Anton Bernolák (Bernolák Antal; 3 October 1762 – 15 January 1813) was a Slovak linguist, nobleman and Catholic priest, and the author of the first Slovak language standard.

==Life==
He was born as the second child to a lower noble family in the Árva region. He studied at a grammar school (gymnasium) in Rózsahegy (present-day Ružomberok) from 1774 to 1778, and later in Nagyszombat (present-day Trnava) and Vienna, and graduated in theology at the general seminary in Pressburg (present-day Bratislava) in 1787. In the very same year, he codified the first Slovak language standard, which he based on western Slovak dialects spoken around Trnava, with some elements from the central dialects. The language, called bernolákovčina, wasn't accepted as a national standard language, although it was a milestone on the way to the formation of the modern Slovak nation. From 1787 to 1791, he was a curate in Cseklész (present-day Bernolákovo), from 1791 to 1797 a secretary in the archbishopric vicar's office in Nagyszombat (present-day Trnava), and from 1797 until his death in 1813, a priest in Érsekújvár (present-day Nové Zámky).
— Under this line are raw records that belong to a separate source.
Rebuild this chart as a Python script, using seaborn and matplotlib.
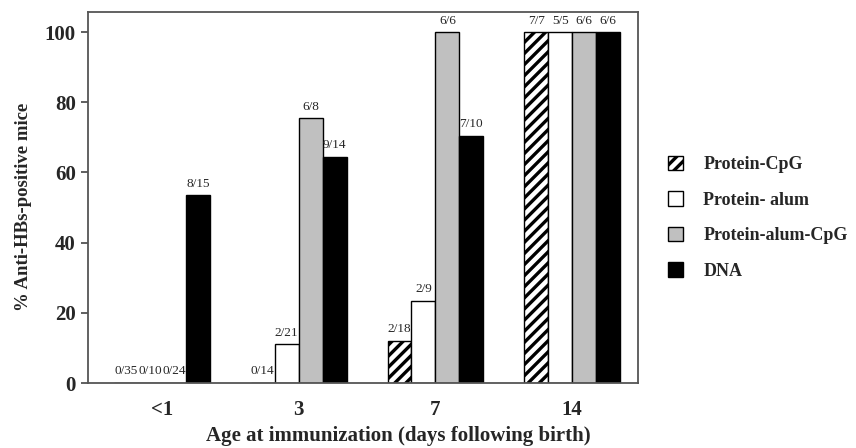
import matplotlib
matplotlib.use("Agg")
import matplotlib.pyplot as plt
import seaborn as sns
import pandas as pd
from matplotlib.patches import Patch

groups = ["<1", "3", "7", "14"]
series = ["Protein-CpG", "Protein- alum", "Protein-alum-CpG", "DNA"]
values = {
    "Protein-CpG":      [0, 0, 12, 100],
    "Protein- alum":    [0, 11, 23.5, 100],
    "Protein-alum-CpG": [0, 75.5, 100, 100],
    "DNA":              [53.5, 64.5, 70.5, 100],
}
labels = {
    "Protein-CpG":      ["0/35", "0/14", "2/18", "7/7"],
    "Protein- alum":    ["0/10", "2/21", "2/9", "5/5"],
    "Protein-alum-CpG": ["0/24", "6/8", "6/6", "6/6"],
    "DNA":              ["8/15", "9/14", "7/10", "6/6"],
}
colors = ["white", "white", "#c0c0c0", "black"]
hatches = ["///", "", "", ""]

rows = []
for s in series:
    for g, v in zip(groups, values[s]):
        rows.append({"group": g, "series": s, "value": v})
df = pd.DataFrame(rows)

sns.set_style("white")
plt.rcParams["font.family"] = ["Liberation Serif", "DejaVu Serif"]
plt.rcParams["hatch.linewidth"] = 2.4

fig = plt.figure(figsize=(8.56, 4.48), dpi=100)
ax = fig.add_axes([0.103, 0.145, 0.642, 0.828])

sns.barplot(data=df, x="group", y="value", hue="series", order=groups,
            hue_order=series, palette=colors, width=0.7, ax=ax,
            edgecolor="black", linewidth=1.0, legend=False)

for i, s in enumerate(series):
    cont = ax.containers[i]
    for bar in cont:
        bar.set_hatch(hatches[i])
        bar.set_edgecolor("black")
    ax.bar_label(cont, labels=labels[s], padding=4, fontsize=9.5)

ax.set_xlim(-0.54, 3.48)
ax.set_ylim(0, 105.7)
ax.set_yticks([0, 20, 40, 60, 80, 100])
ax.tick_params(axis="y", direction="out", length=5, width=1.2, left=True,
               labelsize=15, pad=4, color="#444444")
ax.tick_params(axis="x", length=0, labelsize=15, pad=12)
for lab in ax.get_xticklabels() + ax.get_yticklabels():
    lab.set_fontweight("bold")
for sp in ax.spines.values():
    sp.set_visible(True)
    sp.set_color("#555555")
    sp.set_linewidth(1.3)

ax.set_xlabel("Age at immunization (days following birth)", fontsize=15,
              fontweight="bold")
ax.set_ylabel("% Anti-HBs-positive mice", fontsize=13.5, fontweight="bold")
ax.xaxis.set_label_coords(0.565, -0.117)
ax.yaxis.set_label_coords(-0.102, 0.474)

handles = [Patch(facecolor=c, edgecolor="black", hatch=h, linewidth=1.0)
           for c, h in zip(colors, hatches)]
fig.legend(handles, series, loc="upper left", bbox_to_anchor=(0.772, 0.668),
           frameon=False, prop={"weight": "bold", "size": 13},
           handlelength=0.85, handleheight=0.85, labelspacing=1.0,
           handletextpad=1.1, borderaxespad=0)

fig.savefig("out.png", dpi=100)
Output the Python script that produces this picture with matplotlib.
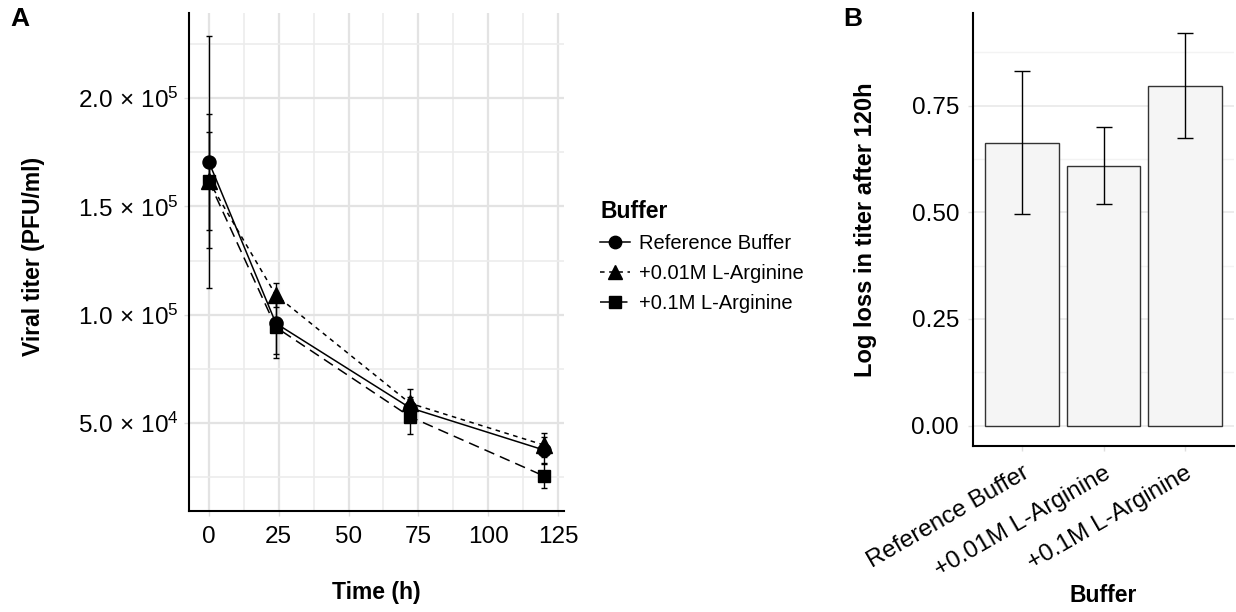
import numpy as np
import matplotlib
matplotlib.use("Agg")
import matplotlib.pyplot as plt
from matplotlib.lines import Line2D
from matplotlib.ticker import MultipleLocator, FuncFormatter

plt.rcParams['font.family'] = ['Liberation Sans', 'DejaVu Sans']
plt.rcParams['mathtext.fontset'] = 'custom'
plt.rcParams['mathtext.rm'] = 'Liberation Sans'
plt.rcParams['mathtext.it'] = 'Liberation Sans:italic'
plt.rcParams['mathtext.bf'] = 'Liberation Sans:bold'

# titer over time, mean and sd per buffer
time_h = [0, 24, 72, 120]
ref_mean = [170500, 96000, 57000, 37500]
ref_sd = [58100, 14000, 5000, 6100]
arg001_mean = [161600, 109000, 59100, 39800]
arg001_sd = [30900, 5400, 6500, 5700]
arg01_mean = [161600, 94200, 52900, 25500]
arg01_sd = [22700, 14400, 8000, 5400]

# log loss after 120h
buffers = ["Reference Buffer", "+0.01M L-Arginine", "+0.1M L-Arginine"]
log_loss = [0.663, 0.609, 0.796]
log_loss_sd = [0.167, 0.090, 0.123]

W, H = 1236, 612
fig = plt.figure(figsize=(W / 100, H / 100), dpi=100)


def px_axes(left, top, right, bottom):
    return fig.add_axes([left / W, 1 - bottom / H, (right - left) / W, (bottom - top) / H])


def sci_fmt(v, pos):
    if v <= 0:
        return ""
    e = int(np.floor(np.log10(v)))
    m = v / 10 ** e
    return r"$\mathrm{%.1f}\,\times\,\mathrm{10}^{\mathrm{%d}}$" % (m, e)


def style_axes(ax):
    for s in ['top', 'right']:
        ax.spines[s].set_visible(False)
    for s in ['left', 'bottom']:
        ax.spines[s].set_linewidth(1.5)
        ax.spines[s].set_color('black')
    ax.tick_params(which='major', length=3.5, width=1, color='#dedede',
                   labelsize=17.5, labelcolor='black', pad=4)
    ax.tick_params(which='minor', length=0)
    ax.set_axisbelow(True)


# --- panel A: titer time course ---
axA = px_axes(189, 13, 564, 511)
style_axes(axA)
series = [
    ("Reference Buffer", ref_mean, ref_sd, '-', 'o', 9.4),
    ("+0.01M L-Arginine", arg001_mean, arg001_sd, (0, (3, 3)), '^', 11),
    ("+0.1M L-Arginine", arg01_mean, arg01_sd, (0, (7, 4)), 's', 8.6),
]
for name, mean, sd, ls, mk, ms in series:
    axA.errorbar(time_h, mean, yerr=sd, fmt='none', ecolor='black',
                 elinewidth=1, capsize=2, capthick=1, zorder=2)
    axA.plot(time_h, mean, color='black', linestyle=ls, linewidth=1.1, zorder=3)
    axA.plot(time_h, mean, linestyle='none', marker=mk, markersize=ms,
             color='black', zorder=4)

axA.set_xlim(-7.1, 127.1)
axA.set_ylim(9385, 239231)
axA.xaxis.set_major_locator(MultipleLocator(25))
axA.xaxis.set_minor_locator(MultipleLocator(12.5))
axA.yaxis.set_major_locator(MultipleLocator(50000))
axA.yaxis.set_minor_locator(MultipleLocator(25000))
axA.yaxis.set_major_formatter(FuncFormatter(sci_fmt))
axA.grid(which='major', color='#e3e3e3', linewidth=1.6)
axA.grid(which='minor', color='#ececec', linewidth=1.2)
axA.tick_params(axis='x', pad=7)

fig.text(376 / W, 1 - 592 / H, "Time (h)", ha='center', va='center',
         fontsize=16.5, fontweight='bold')
fig.text(34 / W, 1 - 256 / H, "Viral titer (PFU/ml)", ha='center', va='center',
         rotation=90, fontsize=16.5, fontweight='bold')

handles = [Line2D([], [], color='black', linestyle=ls, linewidth=1.1, marker=mk,
                  markersize=ms * 0.95) for _, _, _, ls, mk, ms in series]
leg = fig.legend(handles, [s[0] for s in series], loc='upper left',
                 bbox_to_anchor=(600 / W, 1 - 200 / H), frameon=False,
                 fontsize=14.5, title="Buffer", alignment='left',
                 title_fontproperties={'weight': 'bold', 'size': 16.5},
                 handlelength=1.5, handletextpad=0.45, labelspacing=0.55,
                 borderpad=0, borderaxespad=0)

# --- panel B: log loss bars ---
axB = px_axes(973, 13, 1234, 446)
style_axes(axB)
pos = np.arange(1, len(buffers) + 1)
axB.bar(pos, log_loss, width=0.9, color='#f5f5f5', edgecolor='#333333',
        linewidth=1, zorder=2)
axB.errorbar(pos, log_loss, yerr=log_loss_sd, fmt='none', ecolor='black',
             elinewidth=1, capsize=5.9, capthick=1, zorder=3)
axB.set_xlim(0.4, 3.6)
axB.set_ylim(-0.0476, 0.967)
axB.set_xticks(pos)
axB.set_xticklabels(buffers, rotation=30, ha='right', rotation_mode='anchor')
axB.yaxis.set_major_locator(MultipleLocator(0.25))
axB.yaxis.set_minor_locator(MultipleLocator(0.125))
axB.yaxis.set_major_formatter(FuncFormatter(lambda v, p: "%.2f" % v))
axB.grid(axis='y', which='major', color='#ebebeb', linewidth=1.3)
axB.grid(axis='y', which='minor', color='#f3f3f3', linewidth=1.0)
axB.tick_params(axis='x', pad=8)
axB.tick_params(axis='y', pad=6.5)

fig.text(1103 / W, 1 - 596 / H, "Buffer", ha='center', va='center',
         fontsize=16.5, fontweight='bold')
fig.text(866 / W, 1 - 230 / H, "Log loss in titer after 120h", ha='center',
         va='center', rotation=90, fontsize=17, fontweight='bold')

# panel letters
fig.text(10 / W, 1 - 19 / H, "A", ha='left', va='center', fontsize=19, fontweight='bold')
fig.text(843 / W, 1 - 19 / H, "B", ha='left', va='center', fontsize=19, fontweight='bold')

fig.savefig("out.png", dpi=100, facecolor='white')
His language was the basis for the activities of the Slovak Educated Brotherhood, established in 1787 in Nagyszombat (present-day Trnava), and also for the movement of Bernolák's followers, which lasted three generations. Exhaustive literary and priestly work, concern about his close family and other circumstances undermined his health to such an extent that he died unexpectedly of a heart attack on January 15, 1813.

==Works==
- 1782
 Divux rex Stephanus, magnus Hungarorum apostolus
- 1787
 Dissertatio-critica de litteris Slavorum
- 1787
 Linguae Slavonicae… compendiosa simul et facilis Orthographia
- 1790
 Grammatica Slavica (Slovak Grammar)
- 1791
 Etymologia vocum slavicarum (Etymology of Slavic words)
- 1825/1827
 Slowár Slowenskí, Češko-Laťinsko-Ňemecko-Uherskí (A Slovak, Czech-Latin-German-Hungarian Dictionary), a six-volume dictionary, supposed to be a vocabulary manual of the literary language, published after Bernolák's death in Buda by canon Juraj Palkovič

==Legacy==
Holy Trinity Chapel, popularly called Anton Bernolák's Chapel, in Nové Zámky, Slovakia, was built in 1722 in the Baroque style.